■ **Exercise objective**
Pick out the lines containing "React".

■ **Material for the task**
>> Start

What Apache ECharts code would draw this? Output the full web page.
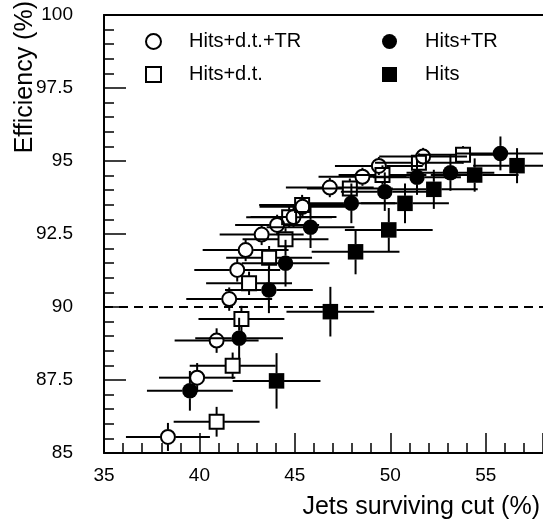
<!DOCTYPE html>
<html><head><meta charset="utf-8">
<script src="https://cdn.jsdelivr.net/npm/echarts@6/dist/echarts.min.js"></script>
<style>html,body{margin:0;padding:0;background:#fff}#c{width:543px;height:525px}</style>
</head><body><div id="c"></div>
<script>
// ---- data ----
const seriesNames = ['Hits+d.t.+TR', 'Hits+d.t.', 'Hits+TR', 'Hits'];
const xTickLabels = [35, 40, 45, 50, 55];
const yTickLabels = [85, 87.5, 90, 92.5, 95, 97.5, 100];
const referenceLine = 90;

// Hits+d.t.+TR (open circles)
const hdtTR_x  = [38.35, 39.88, 40.9, 41.56, 41.98, 42.42, 43.26, 44.07, 44.93, 45.4, 46.83, 48.54, 49.4, 51.72];
const hdtTR_y  = [85.55, 87.58, 88.85, 90.27, 91.27, 91.95, 92.48, 92.81, 93.08, 93.43, 94.09, 94.46, 94.83, 95.15];
const hdtTR_ex = [2.2, 2.0, 2.2, 2.25, 2.25, 2.25, 2.2, 2.2, 2.25, 2.25, 2.3, 2.3, 2.3, 2.3];
const hdtTR_ey = [0.48, 0.5, 0.42, 0.4, 0.4, 0.38, 0.36, 0.35, 0.34, 0.34, 0.33, 0.31, 0.31, 0.3];

// Hits+d.t. (open squares)
const hdt_x  = [40.9, 41.74, 42.2, 42.6, 43.65, 44.51, 44.7, 45.38, 47.88, 49.59, 51.5, 53.81];
const hdt_y  = [86.07, 87.99, 89.59, 90.81, 91.69, 92.32, 93.07, 93.49, 94.06, 94.52, 94.94, 95.21];
const hdt_ex = [2.25, 2.25, 2.25, 2.25, 2.25, 2.25, 2.25, 2.25, 2.25, 2.3, 2.3, 2.3];
const hdt_ey = [0.51, 0.45, 0.45, 0.4, 0.4, 0.38, 0.36, 0.35, 0.34, 0.33, 0.32, 0.3];

// Hits+TR (filled circles)
const hTR_x  = [39.5, 42.08, 43.64, 44.51, 45.82, 47.96, 49.71, 51.4, 53.15, 55.77];
const hTR_y  = [87.13, 88.93, 90.58, 91.5, 92.73, 93.55, 93.95, 94.44, 94.6, 95.26];
const hTR_ex = [2.25, 2.3, 2.3, 2.3, 2.3, 2.3, 2.3, 2.3, 2.3, 2.3];
const hTR_ey = [0.68, 0.7, 0.79, 0.8, 0.71, 0.68, 0.66, 0.6, 0.62, 0.58];

// Hits (filled squares)
const h_x  = [44.04, 46.86, 48.18, 49.92, 50.77, 52.28, 54.42, 56.64];
const h_y  = [87.47, 89.84, 91.89, 92.64, 93.55, 94.03, 94.52, 94.84];
const h_ex = [2.3, 2.3, 2.3, 2.3, 2.3, 2.3, 2.3, 2.3];
const h_ey = [0.95, 0.85, 0.77, 0.75, 0.68, 0.67, 0.57, 0.6];

// ---- build ----
const FONT = 'Liberation Sans, Arial, Helvetica, sans-serif';
function rows(xs, ys, exs, eys) { return xs.map((x, i) => [x, ys[i], exs[i], eys[i]]); }

function errRender(gap) {
  return function (params, api) {
    const x = api.value(0), y = api.value(1), ex = api.value(2), ey = api.value(3);
    const c = api.coord([x, y]);
    const l = api.coord([x - ex, y]), r = api.coord([x + ex, y]);
    const t = api.coord([x, y + ey]), b = api.coord([x, y - ey]);
    const st = { stroke: '#000', lineWidth: 2, fill: null };
    const ch = [];
    if (c[0] - l[0] > gap) ch.push({ type: 'line', shape: { x1: l[0], y1: c[1], x2: c[0] - gap, y2: c[1] }, style: st });
    if (r[0] - c[0] > gap) ch.push({ type: 'line', shape: { x1: c[0] + gap, y1: c[1], x2: r[0], y2: c[1] }, style: st });
    if (c[1] - t[1] > gap) ch.push({ type: 'line', shape: { x1: c[0], y1: t[1], x2: c[0], y2: c[1] - gap }, style: st });
    if (b[1] - c[1] > gap) ch.push({ type: 'line', shape: { x1: c[0], y1: c[1] + gap, x2: c[0], y2: b[1] }, style: st });
    return { type: 'group', children: ch };
  };
}

const defs = [
  { name: seriesNames[0], d: rows(hdtTR_x, hdtTR_y, hdtTR_ex, hdtTR_ey), symbol: 'circle', open: true },
  { name: seriesNames[1], d: rows(hdt_x, hdt_y, hdt_ex, hdt_ey), symbol: 'rect', open: true },
  { name: seriesNames[2], d: rows(hTR_x, hTR_y, hTR_ex, hTR_ey), symbol: 'circle', open: false },
  { name: seriesNames[3], d: rows(h_x, h_y, h_ex, h_ey), symbol: 'rect', open: false }
];

const series = [];
defs.forEach((s, k) => {
  series.push({
    type: 'custom', name: s.name + ' err', renderItem: errRender(7.5),
    data: s.d, encode: { x: 0, y: 1 }, clip: true, silent: true, z: 2 + k * 2
  });
  const sc = {
    type: 'scatter', name: s.name, data: s.d.map(p => [p[0], p[1]]),
    symbol: s.symbol, symbolSize: s.open ? 14 : 15.5, silent: true, z: 3 + k * 2,
    itemStyle: s.open ? { color: 'rgba(255,255,255,0)', borderColor: '#000', borderWidth: 2, opacity: 1 }
                      : { color: '#000', borderWidth: 0, opacity: 1 }
  };
  if (k === 0) {
    sc.markLine = {
      silent: true, symbol: ['none', 'none'], label: { show: false },
      lineStyle: { color: '#000', type: [9, 6], width: 2, opacity: 1 },
      data: [{ yAxis: referenceLine }]
    };
  }
  series.push(sc);
});

const legendPos = [[145, 31.5], [145, 64.5], [382, 31.5], [382, 64.5]];
const legends = seriesNames.map((n, i) => ({
  data: [n], left: legendPos[i][0], top: legendPos[i][1], padding: 0,
  itemWidth: 15, itemHeight: 15, selectedMode: false,
  textStyle: { fontFamily: FONT, fontSize: 20, color: '#000', padding: [0, 0, 0, 23] }
}));

const chart = echarts.init(document.getElementById('c'), null, { renderer: 'canvas' });
chart.setOption({
  animation: false,
  backgroundColor: '#fff',
  grid: { left: 104, right: 0, top: 15, bottom: 72, containLabel: false },
  legend: legends,
  xAxis: [{
    type: 'value', min: 35, max: 58, interval: 5, position: 'bottom',
    axisLine: { show: true, onZero: false, lineStyle: { color: '#000', width: 2 } },
    axisTick: { show: true, inside: true, length: 20, lineStyle: { color: '#000', width: 1.5 } },
    minorTick: { show: true, splitNumber: 5, length: 10, lineStyle: { color: '#000', width: 1.5 } },
    splitLine: { show: false },
    axisLabel: {
      color: '#000', fontFamily: FONT, fontSize: 19, margin: 13, showMaxLabel: false,
      formatter: v => (xTickLabels.indexOf(v) >= 0 ? String(v) : '')
    }
  }, {
    type: 'value', min: 35, max: 58, position: 'top',
    axisLine: { show: true, onZero: false, lineStyle: { color: '#000', width: 2 } },
    axisTick: { show: false }, axisLabel: { show: false }, splitLine: { show: false }
  }],
  yAxis: {
    type: 'value', min: 85, max: 100, interval: 2.5,
    axisLine: { show: true, onZero: false, lineStyle: { color: '#000', width: 2 } },
    axisTick: { show: true, inside: true, length: 22, lineStyle: { color: '#000', width: 1.5 } },
    minorTick: { show: true, splitNumber: 5, length: 10, lineStyle: { color: '#000', width: 1.5 } },
    splitLine: { show: false },
    axisLabel: {
      color: '#000', fontFamily: FONT, fontSize: 19, margin: 31, padding: [5, 0, 0, 0],
      formatter: v => (yTickLabels.indexOf(v) >= 0 ? String(v) : '')
    }
  },
  graphic: [
    { type: 'text', x: 540, y: 507, silent: true,
      style: { text: 'Jets surviving cut (%)', font: '25px ' + FONT, fill: '#000', textAlign: 'right', textVerticalAlign: 'middle' } },
    { type: 'text', x: 25, y: 1, rotation: Math.PI / 2, silent: true,
      style: { text: 'Efficiency (%)', font: '25px ' + FONT, fill: '#000', textAlign: 'right', textVerticalAlign: 'middle' } }
  ],
  series: series
});
</script>
</body></html>
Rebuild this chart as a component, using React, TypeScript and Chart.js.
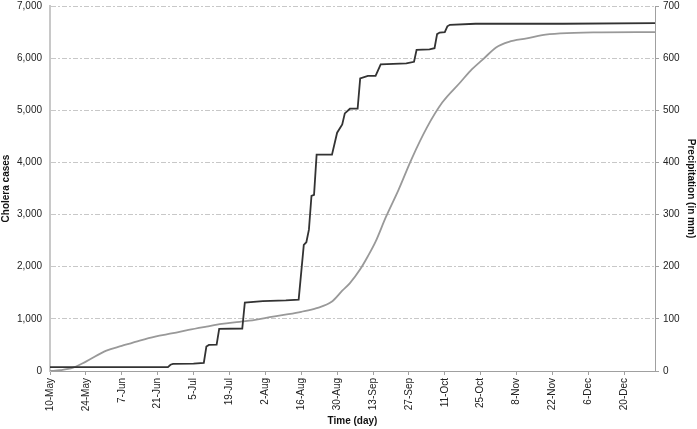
import React, { useEffect, useRef } from "react";
import { Chart, registerables } from "chart.js";

Chart.register(...registerables);

// X axis: days counted from 10-May, one tick label every 14 days
const tickLabels = [
  "10-May", "24-May", "7-Jun", "21-Jun", "5-Jul", "19-Jul", "2-Aug", "16-Aug", "30-Aug",
  "13-Sep", "27-Sep", "11-Oct", "25-Oct", "8-Nov", "22-Nov", "6-Dec", "20-Dec",
];
const tickStepDays = 14;
const lastDay = 236;

// Cumulative precipitation (mm), black stepped line, right axis
const precipDays = [
  0, 46, 47, 48, 56, 60, 61, 62, 65, 66, 75, 76, 83, 92, 97, 99, 100, 101, 102, 103, 104,
  110, 112, 114, 115, 117, 120, 121, 124, 127, 128, 129, 139, 142, 143, 148, 150, 151, 152,
  154, 155, 156, 166, 200, 236,
];
const precipMm = [
  7.5, 7.5, 12, 13.5, 14, 15.5, 47, 50, 50.5, 80.8, 81.5, 131.3, 134, 135.5, 137, 242, 247,
  271, 336, 338, 415, 415, 457, 473, 494, 503, 503, 561, 566, 566, 577, 588, 590, 593, 616,
  617, 619, 646, 649, 650, 661, 664, 666, 666, 667,
];

// Cumulative cholera cases, grey smooth line, left axis
const caseDays = [
  0, 4, 9, 14, 22, 28, 35, 41, 48, 54, 61, 67, 74, 80, 87, 93, 98, 104, 110, 114, 117, 121,
  124, 127, 131, 136, 141, 147, 153, 160, 164, 169, 174, 179, 186, 192, 199, 212, 236,
];
const caseCounts = [
  0, 15, 63, 180, 390, 480, 583, 660, 725, 788, 852, 904, 942, 981, 1044, 1090, 1135, 1205,
  1333, 1540, 1686, 1950, 2200, 2480, 2950, 3480, 4060, 4667, 5148, 5533, 5756, 5981, 6206,
  6314, 6379, 6442, 6474, 6494, 6500,
];

const FONT = "'Liberation Sans', Arial, sans-serif";

export default function App() {
  const canvasRef = useRef<HTMLCanvasElement | null>(null);

  useEffect(() => {
    const canvas = canvasRef.current;
    if (!canvas) return;
    const chart = new Chart(canvas, {
      type: "line",
      data: {
        datasets: [
          {
            label: "Cholera cases",
            data: caseDays.map((d, i) => ({ x: d, y: caseCounts[i] })),
            yAxisID: "y",
            borderColor: "#999999",
            borderWidth: 1.8,
            pointRadius: 0,
            cubicInterpolationMode: "monotone",
            fill: false,
            order: 2,
          },
          {
            label: "Precipitation",
            data: precipDays.map((d, i) => ({ x: d, y: precipMm[i] })),
            yAxisID: "y1",
            borderColor: "#333333",
            borderWidth: 1.8,
            pointRadius: 0,
            tension: 0,
            fill: false,
            order: 1,
          },
        ],
      },
      options: {
        animation: false,
        responsive: true,
        maintainAspectRatio: false,
        layout: { padding: { top: 6, left: 0, right: 0, bottom: 0 } },
        plugins: { legend: { display: false }, tooltip: { enabled: false } },
        scales: {
          x: {
            type: "linear",
            min: 0,
            max: lastDay,
            afterBuildTicks: (scale: any) => {
              scale.ticks = tickLabels.map((_, i) => ({ value: i * tickStepDays }));
            },
            afterFit: (scale: any) => {
              scale.height = 58;
              scale.paddingLeft = 0;
              scale.paddingRight = 0;
            },
            ticks: {
              autoSkip: false,
              minRotation: 90,
              maxRotation: 90,
              padding: 3,
              color: "#222",
              font: { family: FONT, size: 10 },
              callback: (_v: any, i: number) => tickLabels[i],
            },
            grid: {
              drawOnChartArea: false,
              drawTicks: true,
              tickLength: 4,
              tickColor: "#a0a0a0",
            },
            border: { color: "#a0a0a0", width: 1 },
            title: {
              display: true,
              text: "Time (day)",
              color: "#111",
              font: { family: FONT, size: 10, weight: "bold" },
              padding: { top: 0, bottom: 2 },
            },
          },
          y: {
            position: "left",
            min: 0,
            max: 7000,
            afterFit: (scale: any) => {
              scale.width = 50;
              scale.paddingTop = 0;
              scale.paddingBottom = 0;
            },
            ticks: {
              stepSize: 1000,
              padding: 8,
              color: "#222",
              font: { family: FONT, size: 10 },
              callback: (v: any) => Number(v).toLocaleString("en-US"),
            },
            grid: {
              drawTicks: false,
              color: "#c8c8c8",
              lineWidth: 1,
            },
            border: { color: "#c8c8c8", width: 2, dash: [5, 2, 2, 2] },
            title: {
              display: true,
              text: "Cholera cases",
              color: "#111",
              font: { family: FONT, size: 10, weight: "bold" },
              padding: { top: 0, bottom: 0 },
            },
          },
          y1: {
            position: "right",
            min: 0,
            max: 700,
            afterFit: (scale: any) => {
              scale.width = 42;
              scale.paddingTop = 0;
              scale.paddingBottom = 0;
            },
            ticks: {
              stepSize: 100,
              padding: 4,
              color: "#222",
              font: { family: FONT, size: 10 },
            },
            grid: {
              drawOnChartArea: false,
              drawTicks: true,
              tickLength: 4,
              tickColor: "#a0a0a0",
            },
            border: { color: "#a0a0a0", width: 1 },
            title: {
              display: true,
              text: "Precipitation (in mm)",
              color: "#111",
              font: { family: FONT, size: 10, weight: "bold" },
              padding: { top: 0, bottom: 0 },
            },
          },
        },
      },
    });
    return () => chart.destroy();
  }, []);

  return (
    <div
      style={{
        position: "fixed",
        left: 0,
        top: 0,
        width: 697,
        height: 429,
        background: "#fff",
      }}
    >
      <canvas ref={canvasRef} />
    </div>
  );
}
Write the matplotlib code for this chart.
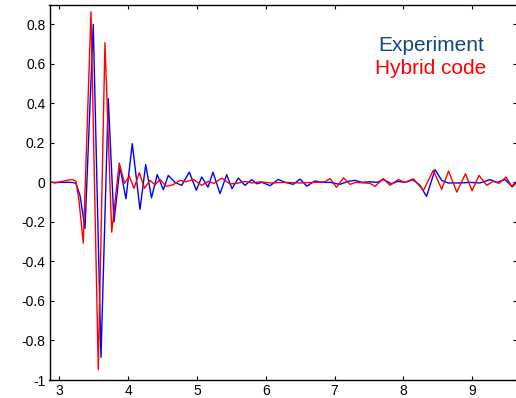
import matplotlib.pyplot as plt

plt.rcParams['font.family'] = ['Liberation Sans', 'DejaVu Sans']

# Experiment trace
exp_t = [2.86, 3.01, 3.185, 3.243, 3.301, 3.374, 3.494, 3.606, 3.712, 3.795,
         3.882, 3.969, 4.061, 4.173, 4.256, 4.340, 4.424, 4.512, 4.584, 4.682,
         4.779, 4.890, 4.991, 5.070, 5.161, 5.234, 5.336, 5.433, 5.510, 5.602,
         5.699, 5.797, 5.869, 5.946, 6.063, 6.183, 6.281, 6.401, 6.499, 6.596,
         6.717, 6.818, 6.935, 7.080, 7.196, 7.298, 7.400, 7.516, 7.618, 7.709,
         7.831, 7.923, 8.025, 8.141, 8.243, 8.337, 8.461, 8.558, 8.650, 8.824,
         8.969, 9.115, 9.260, 9.362, 9.478, 9.575, 9.652]
exp_v = [0.0, 0.0, 0.0, -0.005, -0.066, -0.233, 0.80, -0.885, 0.424, -0.201,
         0.077, -0.083, 0.196, -0.137, 0.090, -0.078, 0.039, -0.037, 0.035, 0.0,
         -0.015, 0.052, -0.040, 0.027, -0.024, 0.051, -0.057, 0.039, -0.032, 0.022,
         -0.015, 0.014, -0.007, 0.0, -0.017, 0.015, 0.0, -0.010, 0.017, -0.019,
         0.007, 0.0, 0.0, -0.010, 0.005, 0.010, 0.0, 0.003, 0.0, 0.014,
         -0.007, 0.005, 0.0, 0.013, -0.015, -0.071, 0.064, 0.010, -0.003, -0.003,
         0.0, -0.003, 0.014, 0.0, 0.015, -0.020, 0.005]

# Hybrid code trace
hyb_t = [2.86, 2.938, 3.039, 3.185, 3.243, 3.286, 3.349, 3.461, 3.567, 3.664,
         3.762, 3.872, 3.948, 4.017, 4.086, 4.163, 4.238, 4.318, 4.391, 4.464,
         4.551, 4.653, 4.755, 4.842, 4.948, 5.070, 5.161, 5.249, 5.360, 5.481,
         5.578, 5.699, 5.801, 5.917, 6.063, 6.281, 6.499, 6.717, 6.862, 6.935,
         7.029, 7.131, 7.225, 7.312, 7.443, 7.516, 7.589, 7.709, 7.806, 7.927,
         8.025, 8.145, 8.294, 8.436, 8.558, 8.657, 8.778, 8.904, 8.999, 9.100,
         9.212, 9.304, 9.391, 9.493, 9.580, 9.652]
hyb_v = [0.003, -0.003, 0.005, 0.015, 0.005, -0.091, -0.307, 0.862, -0.948, 0.707,
         -0.252, 0.098, -0.005, 0.032, -0.030, 0.049, -0.030, 0.010, -0.013, 0.015,
         -0.020, -0.012, 0.010, 0.003, 0.015, -0.015, 0.005, -0.005, 0.022, -0.008,
         -0.005, 0.005, -0.003, 0.003, -0.003, 0.0, -0.003, 0.0, 0.003, 0.019,
         -0.025, 0.023, -0.010, 0.0, -0.003, -0.005, -0.020, 0.019, -0.015, 0.014,
         0.0, 0.018, -0.040, 0.061, -0.035, 0.057, -0.049, 0.044, -0.043, 0.035,
         -0.015, 0.005, -0.005, 0.027, -0.024, 0.0]

x_ticks = [3, 4, 5, 6, 7, 8, 9]
y_ticks = [-1, -0.8, -0.6, -0.4, -0.2, 0, 0.2, 0.4, 0.6, 0.8]
y_labels = ['-1', '-0.8', '-0.6', '-0.4', '-0.2', '0', '0.2', '0.4', '0.6', '0.8']

fig = plt.figure(figsize=(5.16, 3.98), dpi=100)
ax = fig.add_axes([49.5 / 516, 18 / 398, 467.5 / 516, 375.5 / 398])

ax.plot(exp_t, exp_v, color='#0000ff', lw=1.0)
ax.plot(hyb_t, hyb_v, color='#ff0000', lw=1.0)

ax.set_xlim(2.858, 9.652)
ax.set_ylim(-1.0, 0.9)
ax.set_xticks(x_ticks)
ax.set_xticklabels([str(t) for t in x_ticks])
ax.set_yticks(y_ticks)
ax.set_yticklabels(y_labels)
ax.tick_params(direction='in', length=3, width=0.8, top=True, right=True,
               labelsize=10, pad=3)
for s in ax.spines.values():
    s.set_linewidth(1.0)

fig.text(431 / 516, 1 - 50.7 / 398, 'Experiment', color='#17467e',
         fontsize=15, ha='center', va='baseline')
fig.text(431 / 516, 1 - 74.3 / 398, 'Hybrid code', color='#ff0000',
         fontsize=15, ha='center', va='baseline')

fig.savefig('out.png', dpi=100)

>> End

■ **Answer for the task**
Rebuild this chart as a component, using React, TypeScript and Chart.js.
import React, { useEffect, useRef } from "react";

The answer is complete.